Predator Michael O’Brien phoned an insurance company about his policy and, by pure chance, the operator who answered the call was a woman he had abused decades ago.
Petra Whitehouse realised she was speaking to her abuser after asking for his name, date of birth and email.
“I asked him if he used to teach fencing in Melbourne and he said: ‘Yes’.
When I told him who I was, he said: ‘Oh you are the bubbly little girl from the German club’,” she said.
“I just freaked and I hung up the phone.”
Ms Whitehouse told police of the conversation and they helped her trap O’Brien in a phone call months later that would give her justice 40 years after the attack.
During a follow-up call about his insurance — which helped police pin O’Brien for the crime — he told his victim that she was the only one.
But, shockingly, he tried to argue about just how old she was at the time, claiming she was nine, when she was just seven years old.

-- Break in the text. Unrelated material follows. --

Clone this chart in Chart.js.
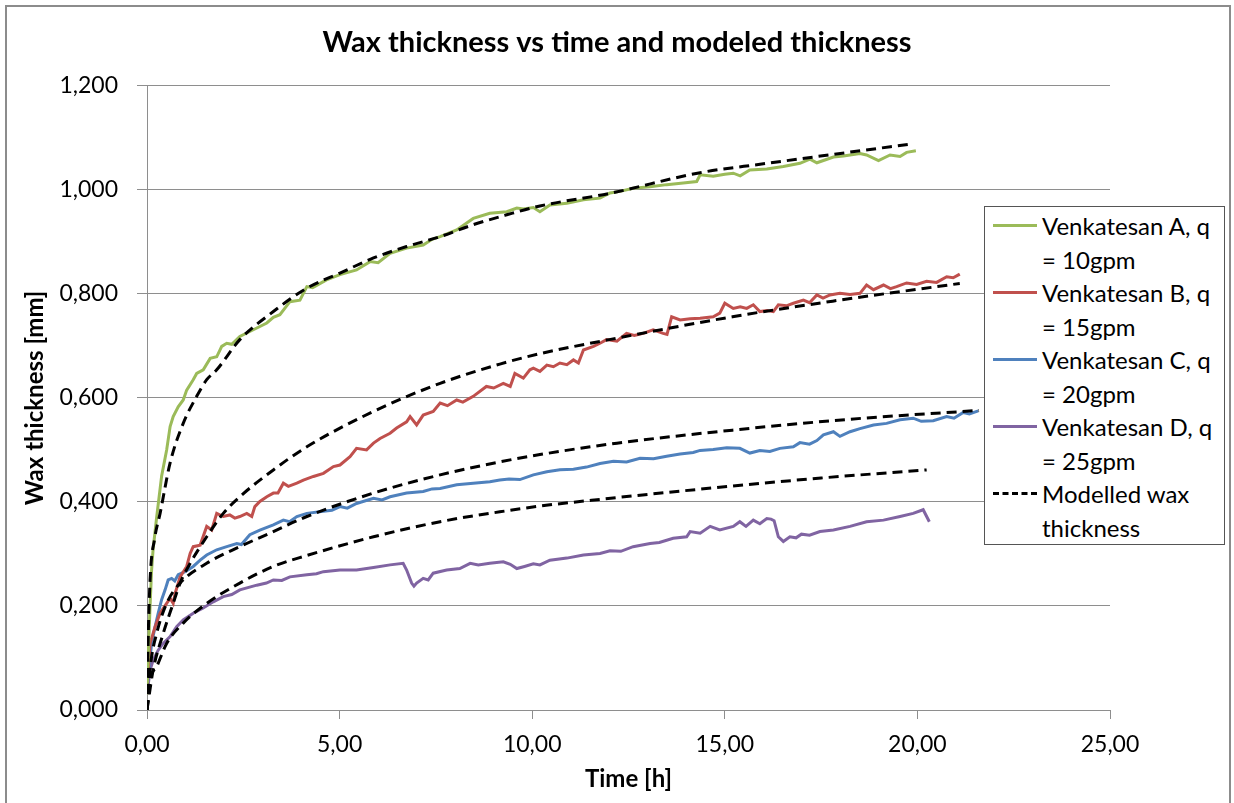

“It was so hard making that phone call. I remember my heart was beating. I remember saying to him: ‘How could you have done this to me?’,” Ms Whitehouse told the Herald Sun.
“He didn’t deny anything. He told me I was the only one and he apologised to me.
“But during that phone call, we argued over how old I was. I ended up saying: ‘Who gives a s--- how old I was, whether I was seven or nine? What you did was bull---- and you shouldn’t have done it’.”
As a result of the 10-minute call, O’Brien, 90, and still coaching children in Queensland until recently, was on Wednesday sentenced to a suspended four-month jail term and put on the sex offenders register for life.
Ms Whitehouse, now 46, knew without the evidence O’Brien would never have pleaded guilty to gross indecency with a child under 16 in the Victorian County Court this week.
The court heard that O’Brien, then 49 and a fencing coach at the German Club in Richmond, made Ms Whitehouse touch him indecently at his Balwyn North home in Melbourne’s east during a private lesson.
He also showed her an anatomy book and opened it to a page showing female and male genitalia and made her massage him.
Ms Whitehouse first reported the matter to Victoria Police when she was 22 but she was too scared to proceed with charges unless other victims came forward.
She said when O’Brien stood and pleaded guilty, a mighty weight was lifted from her shoulders.
“For me, it was never about seeing him locked up. My major thing is that he was found guilty, to be exposed so that other people know the predator that he is,” she said.
Ms Whitehouse has broken her silence to give other victims of child sex abuse the courage to come forward, no matter how much time has passed.
“These predators need to realise that their victim might have been this quiet little child back then, but they do grow up and come forward and they will come for you,” she said.
In sentencing, Judge Damian Murphy said the fact O’Brien would now be ostracised from the sport he had built his life around would be punishment in itself.
The Australian Fencing Federation, of which O’Brien was a life member, said it was “shocked and disappointed” by his conduct.
“The AFF board will be taking all necessary steps to implement appropriate disciplinary action,” it said.